# Objective
Gather the lines from the material that contain "this".

# Excerpted data
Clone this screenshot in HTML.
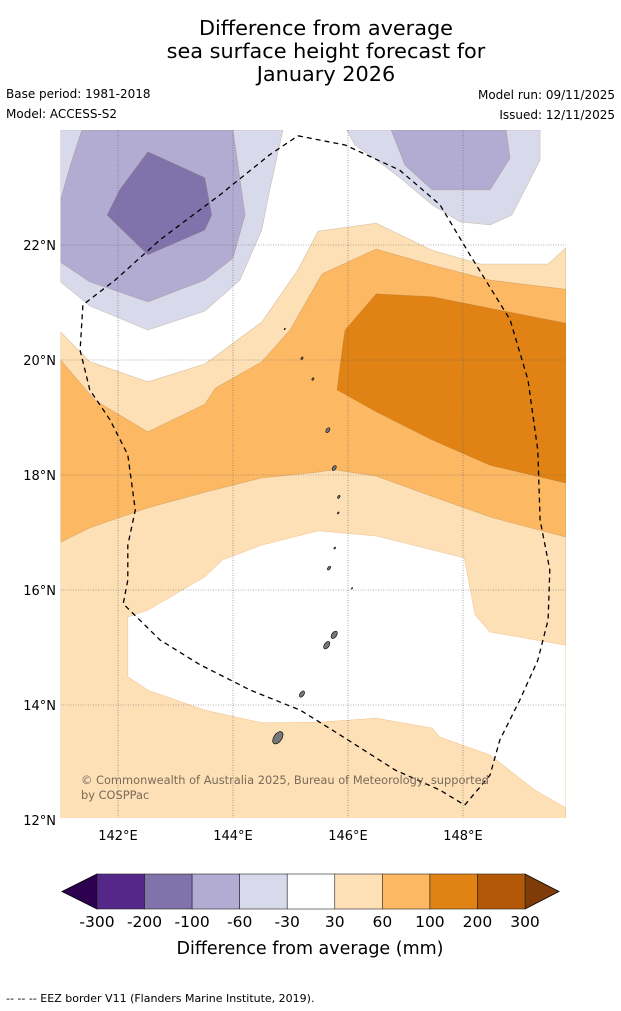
<!DOCTYPE html>
<html><head><meta charset="utf-8"><style>
body{margin:0;background:#fff;font-family:"DejaVu Sans",sans-serif;}
svg{display:block}
</style></head><body>
<svg width="621" height="1011" viewBox="0 0 621 1011" font-family="DejaVu Sans, sans-serif">
<g font-size="20.8" text-anchor="middle" fill="#000">
<text x="326" y="35">Difference from average</text>
<text x="326" y="58">sea surface height forecast for</text>
<text x="326" y="81">January 2026</text>
</g>
<g font-size="12" fill="#000">
<text x="6" y="98">Base period: 1981-2018</text>
<text x="6" y="118">Model: ACCESS-S2</text>
<text x="615" y="99" text-anchor="end">Model run: 09/11/2025</text>
<text x="615" y="119" text-anchor="end">Issued: 12/11/2025</text>
</g>
<defs><clipPath id="mapclip"><rect x="60.5" y="130" width="505.5" height="688"/></clipPath></defs>
<g id="map" clip-path="url(#mapclip)"></g>
<g id="axes"></g>
<g id="cbar"></g>
<text x="310" y="954" font-size="17.5" text-anchor="middle">Difference from average (mm)</text>
<text x="6" y="1002" font-size="11">--  --  -- EEZ border V11 (Flanders Marine Institute, 2019).</text>
</svg>
<script>
const lonTicks=[142,144,146,148];
const latTicks=[12,14,16,18,20,22];
const cbLevels=[-300,-200,-100,-60,-30,30,60,100,200,300];
const cbColors=['#542788','#8073ac','#b2abd2','#d8daeb','#ffffff','#fee0b6','#fdb863','#e08214','#b35806'];
const cbExtLow='#2d0050', cbExtHigh='#7f3b08';
const lonMin=141, lonMax=149.79, latMin=12, latMax=24;
const X=lon=>60.5+(lon-lonMin)*57.5;
const Y=lat=>130+(latMax-lat)*57.5;
const orange30=[[141,20.49],[141.51,19.97],[142.52,19.62],[143.51,19.93],[144.5,20.66],[145.13,21.57],[145.48,22.24],[146.49,22.38],[147.46,21.91],[148.3,21.67],[149.48,21.67],[149.79,21.95],[149.79,12],[141,12]];
const whiteIsland=[[142.17,15.53],[142.52,15.65],[143.51,16.23],[143.81,16.52],[144.5,16.78],[145.48,17.03],[146.49,16.94],[148.02,16.56],[148.21,15.57],[148.47,15.27],[149.79,15.04],[149.79,12.21],[149.25,12.52],[148.47,13.13],[147.6,13.44],[147.46,13.6],[146.49,13.77],[145.48,13.7],[144.5,13.69],[143.51,13.91],[142.52,14.26],[142.17,14.49]];
const orange60=[[141,20],[141.6,19.3],[142.52,18.75],[143.51,19.23],[143.69,19.51],[144.5,19.97],[144.99,20.52],[145.55,21.5],[146.49,21.93],[147.46,21.65],[148.47,21.39],[149.79,21.23],[149.79,16.92],[148.47,17.27],[147.46,17.63],[146.49,17.98],[145.76,18.09],[145.48,18.05],[144.5,17.95],[143.51,17.7],[142.52,17.43],[141.51,17.08],[141,16.83]];
const orange100=[[145.95,20.52],[146.49,21.15],[147.46,21.1],[148.47,20.9],[149.79,20.64],[149.79,17.86],[148.47,18.17],[147.46,18.61],[146.49,19.1],[145.81,19.48],[145.91,20.26]];
const purple30a=[[141,24],[144.87,24],[144.64,22.96],[144.5,22.26],[144.12,21.39],[143.51,20.85],[142.52,20.52],[141.51,20.94],[141,21.36]];
const purple30b=[[145.98,24],[149.34,24],[149.34,23.48],[148.85,22.52],[148.47,22.35],[147.95,22.4],[147.46,22.7],[146.9,23.17],[146.49,23.48],[146.12,23.74]];
const purple60a=[[141.37,24],[144,24],[144.21,22.52],[144,21.77],[143.51,21.39],[142.52,21.01],[141.51,21.36],[141,21.7],[141,22.78],[141.17,23.39]];
const purple60b=[[146.75,24],[148.75,24],[148.82,23.51],[148.47,22.96],[147.46,22.96],[146.99,23.39]];
const purple100=[[142.52,23.62],[143.51,23.17],[143.63,22.52],[143.51,22.26],[142.52,21.83],[141.81,22.52],[142.03,22.96]];
const eez=[[145.13,23.9],[145.95,23.74],[146.9,23.3],[147.6,22.7],[148.12,21.83],[148.82,20.7],[149.13,19.65],[149.3,18.43],[149.34,17.22],[149.51,16.35],[149.48,15.48],[149.3,14.78],[148.99,14.09],[148.64,13.39],[148.47,12.78],[148.03,12.26],[147.6,12.52],[146.82,12.87],[145.86,13.48],[145.17,13.91],[144.3,14.26],[143.43,14.7],[142.73,15.13],[142.09,15.76],[142.17,16.17],[142.17,16.78],[142.3,17.39],[142.17,18.35],[141.86,18.96],[141.51,19.48],[141.34,20.17],[141.39,20.96],[141.95,21.39],[142.73,22.09],[143.77,22.87],[144.64,23.57],[145.13,23.9]];
const islandLon=[144.78,145.2,145.63,145.76,145.2,145.39,145.65,145.76,145.84,145.83,145.77,145.67,146.07,144.9];
const islandLat=[13.43,14.19,15.04,15.22,20.03,19.67,18.78,18.12,17.62,17.34,16.73,16.38,16.03,20.54];
const islandR=[5,2.5,3,3,1,1,2,2,1.2,0.8,0.8,1.5,0.6,0.6];
const NS='http://www.w3.org/2000/svg';
function mk(tag,attrs,parent){const e=document.createElementNS(NS,tag);for(const k in attrs)e.setAttribute(k,attrs[k]);parent.appendChild(e);return e;}
const map=document.getElementById('map');
mk('rect',{x:60.5,y:130,width:505.5,height:688,fill:'#fff'},map);
function poly(pts,fill,name){const p=mk('polygon',{points:pts.map(q=>X(q[0]).toFixed(1)+','+Y(q[1]).toFixed(1)).join(' '),fill:fill,stroke:fill==='#ffffff'?'#f3c89a':'rgba(150,110,60,0.35)','stroke-width':0.6},map);

}
poly(orange30,'#fee0b6','contour-30-60');
poly(whiteIsland,'#ffffff','contour-neutral');
poly(orange60,'#fdb863','contour-60-100');
poly(orange100,'#e08214','contour-100-200');
poly(purple30a,'#d8daeb','contour-neg30-a');
poly(purple30b,'#d8daeb','contour-neg30-b');
poly(purple60a,'#b2abd2','contour-neg60-a');
poly(purple60b,'#b2abd2','contour-neg60-b');
poly(purple100,'#8073ac','contour-neg100');
lonTicks.forEach(l=>{const g=mk('line',{x1:X(l),x2:X(l),y1:130,y2:818,stroke:'#666','stroke-width':0.6,'stroke-dasharray':'1,1.5'},map);

});
latTicks.forEach(l=>{const g=mk('line',{x1:60.5,x2:566,y1:Y(l),y2:Y(l),stroke:'#666','stroke-width':0.6,'stroke-dasharray':'1,1.5'},map);

});
islandLon.forEach((lo,i)=>{const e=mk('ellipse',{cx:X(lo),cy:Y(islandLat[i]),rx:islandR[i]*0.8,ry:islandR[i]*1.4,fill:'#777',stroke:'#000','stroke-width':0.6,transform:`rotate(35 ${X(lo)} ${Y(islandLat[i])})`},map);

});
const ez=mk('polyline',{points:eez.map(q=>X(q[0]).toFixed(1)+','+Y(q[1]).toFixed(1)).join(' '),fill:'none',stroke:'#000','stroke-width':1.3,'stroke-dasharray':'5,4'},map);


const cr=mk('text',{x:81,y:784,'font-size':11.4,fill:'#7a6a5a'},map);cr.textContent='© Commonwealth of Australia 2025, Bureau of Meteorology, supported';


const cr2=mk('text',{x:81,y:799,'font-size':11.4,fill:'#7a6a5a'},map);cr2.textContent='by COSPPac';


const axes=document.getElementById('axes');
lonTicks.forEach(l=>{const t=mk('text',{x:X(l),y:840,'font-size':13,'text-anchor':'middle'},axes);t.textContent=l+'°E';

});
latTicks.forEach(l=>{const t=mk('text',{x:56,y:Y(l)+5,'font-size':13,'text-anchor':'end'},axes);t.textContent=l+'°N';

});
const cb=document.getElementById('cbar');
const cbx0=97,cbx1=525,cby=874,cbh=35,bw=(cbx1-cbx0)/cbColors.length;
const lt=mk('polygon',{points:`${cbx0},${cby} ${cbx0},${cby+cbh} 62,${cby+cbh/2}`,fill:cbExtLow,stroke:'#000','stroke-width':0.8},cb);


const rt=mk('polygon',{points:`${cbx1},${cby} ${cbx1},${cby+cbh} 559,${cby+cbh/2}`,fill:cbExtHigh,stroke:'#000','stroke-width':0.8},cb);


cbColors.forEach((c,i)=>{const r=mk('rect',{x:cbx0+i*bw,y:cby,width:bw,height:cbh,fill:c,stroke:'#222','stroke-width':0.6},cb);

});
cbLevels.forEach((v,i)=>{const t=mk('text',{x:cbx0+i*bw,y:927,'font-size':15.5,'text-anchor':'middle'},cb);t.textContent=v;

});
</script>
</body></html>
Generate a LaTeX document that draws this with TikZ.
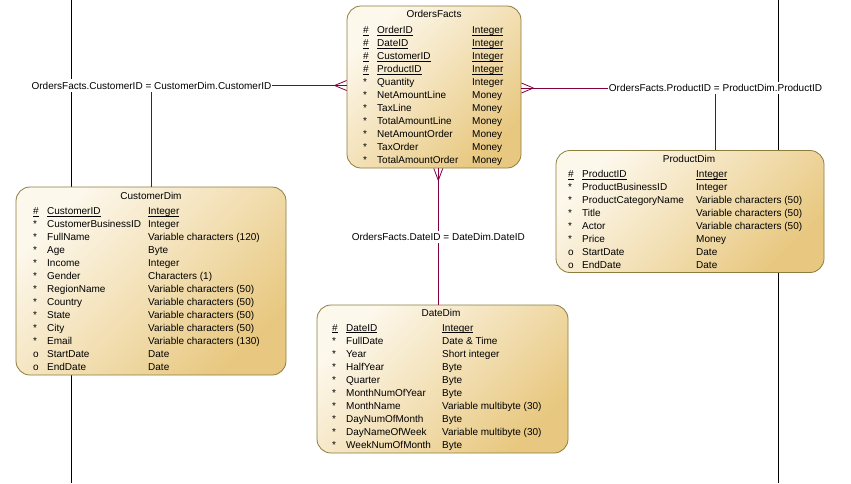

# Exercise solution
Clone this screenshot in HTML.
Generate a LaTeX document that draws this with TikZ.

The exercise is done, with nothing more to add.